Direction:
Copy everything from the line with "Write a Python" down to the line with "from matplotlib.ticker import", inclusive of both, exactly as written; leave out all pictures.

Provided data:
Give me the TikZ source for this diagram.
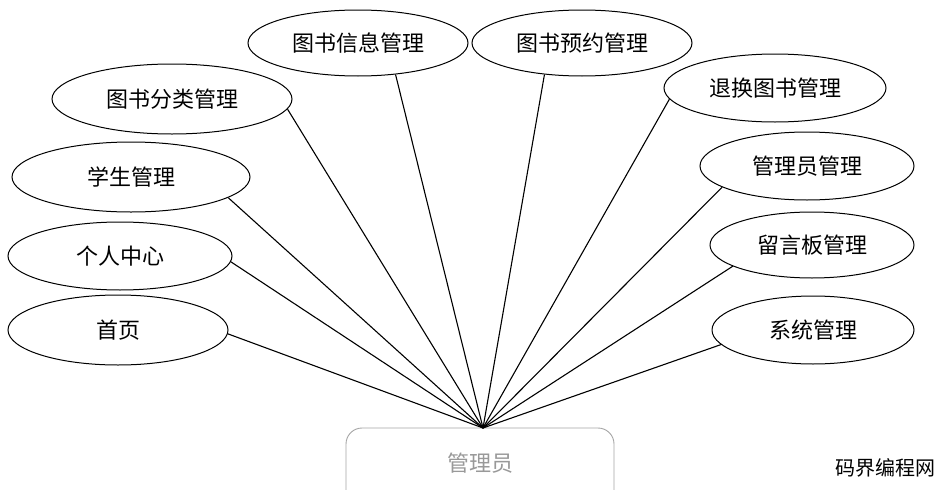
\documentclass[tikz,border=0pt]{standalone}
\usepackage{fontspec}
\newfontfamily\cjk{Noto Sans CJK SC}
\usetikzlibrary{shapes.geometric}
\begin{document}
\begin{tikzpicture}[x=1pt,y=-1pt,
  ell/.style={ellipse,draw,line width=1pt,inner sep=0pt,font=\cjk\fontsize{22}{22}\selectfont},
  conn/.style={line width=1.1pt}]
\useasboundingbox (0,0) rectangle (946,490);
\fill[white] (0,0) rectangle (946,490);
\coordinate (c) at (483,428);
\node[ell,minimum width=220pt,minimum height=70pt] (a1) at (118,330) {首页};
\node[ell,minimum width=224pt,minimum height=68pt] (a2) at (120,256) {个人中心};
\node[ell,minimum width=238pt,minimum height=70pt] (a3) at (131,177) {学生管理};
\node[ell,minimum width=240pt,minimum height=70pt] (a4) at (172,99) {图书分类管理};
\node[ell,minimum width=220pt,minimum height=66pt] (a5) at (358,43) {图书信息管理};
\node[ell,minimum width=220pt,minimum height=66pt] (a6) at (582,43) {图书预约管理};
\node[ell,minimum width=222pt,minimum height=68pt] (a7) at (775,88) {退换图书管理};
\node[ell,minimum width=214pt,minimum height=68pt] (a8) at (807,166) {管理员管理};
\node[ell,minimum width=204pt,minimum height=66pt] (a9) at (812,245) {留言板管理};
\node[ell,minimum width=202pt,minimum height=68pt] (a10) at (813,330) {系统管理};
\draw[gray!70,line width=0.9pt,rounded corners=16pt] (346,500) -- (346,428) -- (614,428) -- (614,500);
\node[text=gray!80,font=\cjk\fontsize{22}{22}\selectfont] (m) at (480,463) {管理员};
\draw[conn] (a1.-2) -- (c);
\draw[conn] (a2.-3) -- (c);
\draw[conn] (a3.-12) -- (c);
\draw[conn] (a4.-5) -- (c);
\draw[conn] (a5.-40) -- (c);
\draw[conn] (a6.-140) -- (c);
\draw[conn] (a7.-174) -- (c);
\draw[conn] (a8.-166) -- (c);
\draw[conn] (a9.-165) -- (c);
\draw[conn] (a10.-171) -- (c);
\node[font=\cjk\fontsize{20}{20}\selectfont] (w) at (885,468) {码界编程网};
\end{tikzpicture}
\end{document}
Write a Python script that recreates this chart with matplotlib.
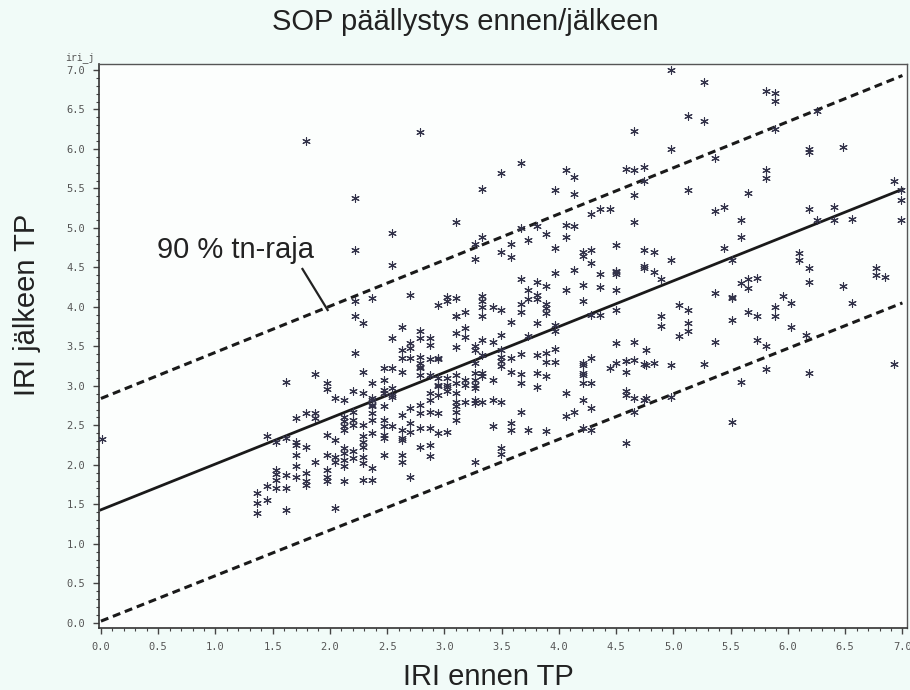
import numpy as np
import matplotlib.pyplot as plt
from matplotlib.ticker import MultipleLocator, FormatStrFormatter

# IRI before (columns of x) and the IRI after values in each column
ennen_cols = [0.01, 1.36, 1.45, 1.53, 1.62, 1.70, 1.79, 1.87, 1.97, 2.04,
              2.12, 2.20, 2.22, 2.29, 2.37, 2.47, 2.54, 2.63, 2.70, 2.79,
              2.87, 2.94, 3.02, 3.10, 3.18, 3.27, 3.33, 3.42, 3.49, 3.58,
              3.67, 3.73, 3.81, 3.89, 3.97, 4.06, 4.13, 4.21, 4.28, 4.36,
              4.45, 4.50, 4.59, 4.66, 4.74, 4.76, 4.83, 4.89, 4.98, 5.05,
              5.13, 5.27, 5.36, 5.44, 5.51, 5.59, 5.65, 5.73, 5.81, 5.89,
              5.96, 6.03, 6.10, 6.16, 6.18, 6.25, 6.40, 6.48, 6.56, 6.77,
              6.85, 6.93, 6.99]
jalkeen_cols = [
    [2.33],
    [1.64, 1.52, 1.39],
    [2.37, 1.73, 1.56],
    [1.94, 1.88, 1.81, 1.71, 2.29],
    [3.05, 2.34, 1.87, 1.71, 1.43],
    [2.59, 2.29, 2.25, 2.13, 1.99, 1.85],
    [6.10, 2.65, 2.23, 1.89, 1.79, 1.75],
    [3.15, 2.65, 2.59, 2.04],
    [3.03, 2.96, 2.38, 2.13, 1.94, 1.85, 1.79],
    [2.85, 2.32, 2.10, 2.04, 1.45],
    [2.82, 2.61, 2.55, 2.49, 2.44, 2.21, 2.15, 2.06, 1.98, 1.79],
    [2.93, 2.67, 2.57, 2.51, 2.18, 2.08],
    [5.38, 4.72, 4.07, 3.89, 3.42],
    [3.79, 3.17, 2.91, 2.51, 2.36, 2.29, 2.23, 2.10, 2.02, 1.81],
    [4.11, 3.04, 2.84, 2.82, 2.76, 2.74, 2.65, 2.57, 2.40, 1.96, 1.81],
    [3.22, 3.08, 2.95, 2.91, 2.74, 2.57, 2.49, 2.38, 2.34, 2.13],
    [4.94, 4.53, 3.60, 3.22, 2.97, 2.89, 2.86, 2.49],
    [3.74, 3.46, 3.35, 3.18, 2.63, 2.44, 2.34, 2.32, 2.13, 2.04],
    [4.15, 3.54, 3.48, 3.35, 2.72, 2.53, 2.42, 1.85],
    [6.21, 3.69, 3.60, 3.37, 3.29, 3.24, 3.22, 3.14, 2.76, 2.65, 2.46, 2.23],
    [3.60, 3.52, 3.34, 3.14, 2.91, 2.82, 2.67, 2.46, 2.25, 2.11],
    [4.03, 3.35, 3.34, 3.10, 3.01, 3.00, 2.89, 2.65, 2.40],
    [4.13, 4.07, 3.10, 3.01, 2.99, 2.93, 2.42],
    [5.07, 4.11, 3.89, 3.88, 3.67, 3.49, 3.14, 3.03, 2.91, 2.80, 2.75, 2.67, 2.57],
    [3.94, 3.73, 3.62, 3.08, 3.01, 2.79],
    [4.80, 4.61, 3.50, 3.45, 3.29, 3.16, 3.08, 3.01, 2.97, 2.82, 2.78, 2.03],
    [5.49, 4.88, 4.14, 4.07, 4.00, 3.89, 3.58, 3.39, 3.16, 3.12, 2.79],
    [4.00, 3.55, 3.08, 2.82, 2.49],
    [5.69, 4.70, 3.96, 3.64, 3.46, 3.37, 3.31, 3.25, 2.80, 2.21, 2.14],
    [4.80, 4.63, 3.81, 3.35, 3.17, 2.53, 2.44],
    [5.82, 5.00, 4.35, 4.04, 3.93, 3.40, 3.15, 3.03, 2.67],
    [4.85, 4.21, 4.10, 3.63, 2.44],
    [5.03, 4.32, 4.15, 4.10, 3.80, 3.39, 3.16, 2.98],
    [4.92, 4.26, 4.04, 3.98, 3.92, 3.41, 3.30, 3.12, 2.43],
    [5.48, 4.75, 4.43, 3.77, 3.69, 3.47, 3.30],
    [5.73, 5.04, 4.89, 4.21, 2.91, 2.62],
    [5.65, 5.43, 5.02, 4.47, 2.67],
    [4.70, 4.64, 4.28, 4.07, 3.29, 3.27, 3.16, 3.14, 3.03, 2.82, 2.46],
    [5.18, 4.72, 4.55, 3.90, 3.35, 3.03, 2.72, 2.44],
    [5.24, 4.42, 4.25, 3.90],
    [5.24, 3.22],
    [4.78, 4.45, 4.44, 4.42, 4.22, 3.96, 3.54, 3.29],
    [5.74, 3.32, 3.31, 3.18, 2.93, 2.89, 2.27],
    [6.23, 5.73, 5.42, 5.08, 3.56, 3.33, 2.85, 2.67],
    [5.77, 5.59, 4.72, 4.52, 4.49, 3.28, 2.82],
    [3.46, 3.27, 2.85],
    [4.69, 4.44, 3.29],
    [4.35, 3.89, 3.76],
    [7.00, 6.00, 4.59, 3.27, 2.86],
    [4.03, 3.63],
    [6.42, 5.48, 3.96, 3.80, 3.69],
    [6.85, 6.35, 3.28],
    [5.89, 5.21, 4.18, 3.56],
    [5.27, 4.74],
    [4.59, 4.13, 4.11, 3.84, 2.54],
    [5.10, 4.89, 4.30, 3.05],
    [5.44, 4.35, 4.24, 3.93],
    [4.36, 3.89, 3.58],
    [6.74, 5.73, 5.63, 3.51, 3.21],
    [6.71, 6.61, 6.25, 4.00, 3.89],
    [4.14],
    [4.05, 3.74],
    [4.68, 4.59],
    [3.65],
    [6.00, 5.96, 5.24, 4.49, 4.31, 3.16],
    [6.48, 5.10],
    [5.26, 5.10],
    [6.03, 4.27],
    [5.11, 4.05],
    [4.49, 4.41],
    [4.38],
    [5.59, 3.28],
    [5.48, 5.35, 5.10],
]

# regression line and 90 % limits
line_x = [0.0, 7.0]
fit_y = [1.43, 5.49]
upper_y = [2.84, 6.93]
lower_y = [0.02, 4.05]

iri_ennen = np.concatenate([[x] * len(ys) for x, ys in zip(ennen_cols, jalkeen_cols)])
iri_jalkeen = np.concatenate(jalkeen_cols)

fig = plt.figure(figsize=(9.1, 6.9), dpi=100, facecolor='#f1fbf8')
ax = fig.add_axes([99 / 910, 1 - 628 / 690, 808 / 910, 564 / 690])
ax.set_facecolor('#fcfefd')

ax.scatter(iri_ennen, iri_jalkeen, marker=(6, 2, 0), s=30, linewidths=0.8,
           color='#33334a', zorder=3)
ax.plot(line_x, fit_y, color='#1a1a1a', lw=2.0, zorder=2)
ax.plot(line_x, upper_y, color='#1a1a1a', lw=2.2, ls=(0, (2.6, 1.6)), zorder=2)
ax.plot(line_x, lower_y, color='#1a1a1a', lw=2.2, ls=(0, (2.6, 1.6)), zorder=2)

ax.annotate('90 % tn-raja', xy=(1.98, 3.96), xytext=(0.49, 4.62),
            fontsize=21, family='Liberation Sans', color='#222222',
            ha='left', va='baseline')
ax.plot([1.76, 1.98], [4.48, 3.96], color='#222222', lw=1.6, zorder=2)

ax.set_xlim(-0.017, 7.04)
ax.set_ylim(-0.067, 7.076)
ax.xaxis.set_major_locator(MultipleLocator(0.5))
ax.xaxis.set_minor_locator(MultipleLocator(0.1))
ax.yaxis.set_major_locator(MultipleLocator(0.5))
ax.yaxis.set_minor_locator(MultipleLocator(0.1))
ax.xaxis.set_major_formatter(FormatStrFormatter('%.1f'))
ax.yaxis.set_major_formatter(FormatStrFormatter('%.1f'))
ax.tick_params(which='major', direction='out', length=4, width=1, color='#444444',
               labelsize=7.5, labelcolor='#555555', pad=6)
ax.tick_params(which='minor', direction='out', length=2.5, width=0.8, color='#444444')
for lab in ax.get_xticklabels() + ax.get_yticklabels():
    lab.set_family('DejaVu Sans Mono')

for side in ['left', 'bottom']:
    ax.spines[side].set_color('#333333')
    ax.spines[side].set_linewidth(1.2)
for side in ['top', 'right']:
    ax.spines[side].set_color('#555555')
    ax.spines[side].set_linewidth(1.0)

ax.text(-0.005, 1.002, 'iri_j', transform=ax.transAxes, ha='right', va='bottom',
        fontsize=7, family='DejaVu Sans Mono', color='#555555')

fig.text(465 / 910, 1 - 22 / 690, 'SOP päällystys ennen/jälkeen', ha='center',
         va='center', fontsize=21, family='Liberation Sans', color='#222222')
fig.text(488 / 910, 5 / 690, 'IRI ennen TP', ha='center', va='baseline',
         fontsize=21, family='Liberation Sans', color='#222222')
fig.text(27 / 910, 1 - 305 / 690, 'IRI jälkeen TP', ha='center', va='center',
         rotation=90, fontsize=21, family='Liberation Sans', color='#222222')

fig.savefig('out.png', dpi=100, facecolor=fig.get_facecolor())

The response:
Write a Python script that recreates this chart with matplotlib.
import numpy as np
import matplotlib.pyplot as plt
from matplotlib.ticker import MultipleLocator, FormatStrFormatter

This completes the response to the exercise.